Dataset extract:
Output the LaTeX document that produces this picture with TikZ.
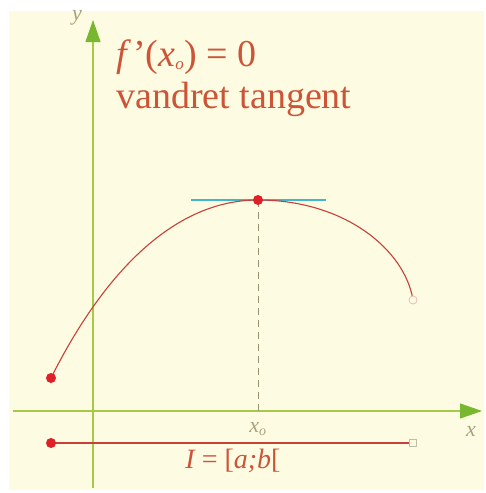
\documentclass[tikz,border=0pt]{standalone}
\usepackage{fontspec}
\setmainfont{Liberation Serif}
\usetikzlibrary{arrows.meta}
\definecolor{bg}{HTML}{FDFCE2}
\definecolor{axisgreen}{HTML}{A4CA48}
\definecolor{arrowgreen}{HTML}{78B830}
\definecolor{curvered}{HTML}{C8403A}
\definecolor{dotred}{HTML}{E02028}
\definecolor{tancyan}{HTML}{40B8C8}
\definecolor{txtred}{HTML}{CC5538}
\definecolor{lblgray}{HTML}{A8A080}
\tikzset{
  axis/.style={draw=axisgreen, line width=1.1pt, -{Triangle[length=22pt,width=15pt,fill=arrowgreen,color=arrowgreen]}},
  curve/.style={draw=curvered, line width=1.1pt},
  filled/.style={circle, fill=dotred, inner sep=0pt, minimum size=10pt},
  hollow/.style={circle, draw=txtred!40, fill=bg, line width=0.8pt, inner sep=0pt, minimum size=8pt},
  hollowsq/.style={rectangle, draw=lblgray!70, fill=bg, line width=0.8pt, inner sep=0pt, minimum size=7pt},
  lbl/.style={text=lblgray, font=\itshape\fontsize{22}{24}\selectfont, inner sep=0pt},
  bigtxt/.style={text=txtred, font=\fontsize{38}{42}\selectfont, inner sep=0pt, anchor=base west},
}
\begin{document}
\begin{tikzpicture}[x=1pt,y=-1pt]
\useasboundingbox (0,0) rectangle (486,493);
\fill[white] (0,0) rectangle (486,493);
\fill[bg] (9,11) rectangle (484,490);
% axes
\coordinate (xs) at (13,411);
\coordinate (xe) at (482,411);
\coordinate (ys) at (93,488);
\coordinate (ye) at (93,20);
\draw[axis] (xs) -- (xe);
\draw[axis] (ys) -- (ye);
\node[lbl] (ylab) at (77,18) {y};
\node[lbl] (xlab) at (471,431) {x};
% points
\coordinate (A) at (51,378);
\coordinate (M) at (258,200);
\coordinate (B) at (413,300);
\coordinate (Mx) at (258,411);
% tangent
\coordinate (T1) at (191,200);
\coordinate (T2) at (326,200);
\draw[draw=tancyan, line width=1.8pt] (T1) -- (T2);
% dashed
\draw[draw=lblgray!90!black, line width=0.9pt, dash pattern=on 7pt off 5pt] (M) -- (Mx);
% curve
\draw[curve] (A) .. controls (100,280) and (170,200) .. (M) .. controls (345,200) and (405,250) .. (B);
\node[filled] (Adot) at (A) {};
\node[filled] (Mdot) at (M) {};
\node[hollow] (Bdot) at (B) {};
% interval
\coordinate (IA) at (51,443);
\coordinate (IB) at (413,443);
\draw[curve] (IA) -- (IB);
\node[filled] (IAdot) at (IA) {};
\node[hollowsq] (IBdot) at (IB) {};
\node[lbl] (x0) at (258,429) {x\textsubscript{\fontsize{14}{14}\selectfont o}};
\node[text=txtred, font=\itshape\fontsize{28}{30}\selectfont, inner sep=0pt] (I) at (233,461) {I {\upshape = [}a;b{\upshape [}};
% texts
\node[bigtxt] (f) at (116,66) {\textit{f\,}'(\textit{x\textsubscript{\fontsize{17}{17}\selectfont o}}) = 0};
\node[bigtxt] (v) at (116,108) {vandret tangent};
\end{tikzpicture}
\end{document}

Exercise task:
Exclude the images and reproduce the remaining data exactly.

Response to this task:
Output the LaTeX document that produces this picture with TikZ.
\documentclass[tikz,border=0pt]{standalone}
\usepackage{fontspec}
\setmainfont{Liberation Serif}
\usetikzlibrary{arrows.meta}
\definecolor{bg}{HTML}{FDFCE2}
\definecolor{axisgreen}{HTML}{A4CA48}
\definecolor{arrowgreen}{HTML}{78B830}
\definecolor{curvered}{HTML}{C8403A}
\definecolor{dotred}{HTML}{E02028}
\definecolor{tancyan}{HTML}{40B8C8}
\definecolor{txtred}{HTML}{CC5538}
\definecolor{lblgray}{HTML}{A8A080}
\tikzset{
  axis/.style={draw=axisgreen, line width=1.1pt, -{Triangle[length=22pt,width=15pt,fill=arrowgreen,color=arrowgreen]}},
  curve/.style={draw=curvered, line width=1.1pt},
  filled/.style={circle, fill=dotred, inner sep=0pt, minimum size=10pt},
  hollow/.style={circle, draw=txtred!40, fill=bg, line width=0.8pt, inner sep=0pt, minimum size=8pt},
  hollowsq/.style={rectangle, draw=lblgray!70, fill=bg, line width=0.8pt, inner sep=0pt, minimum size=7pt},
  lbl/.style={text=lblgray, font=\itshape\fontsize{22}{24}\selectfont, inner sep=0pt},
  bigtxt/.style={text=txtred, font=\fontsize{38}{42}\selectfont, inner sep=0pt, anchor=base west},
}
\begin{document}
\begin{tikzpicture}[x=1pt,y=-1pt]
\useasboundingbox (0,0) rectangle (486,493);
\fill[white] (0,0) rectangle (486,493);
\fill[bg] (9,11) rectangle (484,490);
% axes
\coordinate (xs) at (13,411);
\coordinate (xe) at (482,411);
\coordinate (ys) at (93,488);
\coordinate (ye) at (93,20);
\draw[axis] (xs) -- (xe);
\draw[axis] (ys) -- (ye);
\node[lbl] (ylab) at (77,18) {y};
\node[lbl] (xlab) at (471,431) {x};
% points
\coordinate (A) at (51,378);
\coordinate (M) at (258,200);
\coordinate (B) at (413,300);
\coordinate (Mx) at (258,411);
% tangent
\coordinate (T1) at (191,200);
\coordinate (T2) at (326,200);
\draw[draw=tancyan, line width=1.8pt] (T1) -- (T2);
% dashed
\draw[draw=lblgray!90!black, line width=0.9pt, dash pattern=on 7pt off 5pt] (M) -- (Mx);
% curve
\draw[curve] (A) .. controls (100,280) and (170,200) .. (M) .. controls (345,200) and (405,250) .. (B);
\node[filled] (Adot) at (A) {};
\node[filled] (Mdot) at (M) {};
\node[hollow] (Bdot) at (B) {};
% interval
\coordinate (IA) at (51,443);
\coordinate (IB) at (413,443);
\draw[curve] (IA) -- (IB);
\node[filled] (IAdot) at (IA) {};
\node[hollowsq] (IBdot) at (IB) {};
\node[lbl] (x0) at (258,429) {x\textsubscript{\fontsize{14}{14}\selectfont o}};
\node[text=txtred, font=\itshape\fontsize{28}{30}\selectfont, inner sep=0pt] (I) at (233,461) {I {\upshape = [}a;b{\upshape [}};
% texts
\node[bigtxt] (f) at (116,66) {\textit{f\,}'(\textit{x\textsubscript{\fontsize{17}{17}\selectfont o}}) = 0};
\node[bigtxt] (v) at (116,108) {vandret tangent};
\end{tikzpicture}
\end{document}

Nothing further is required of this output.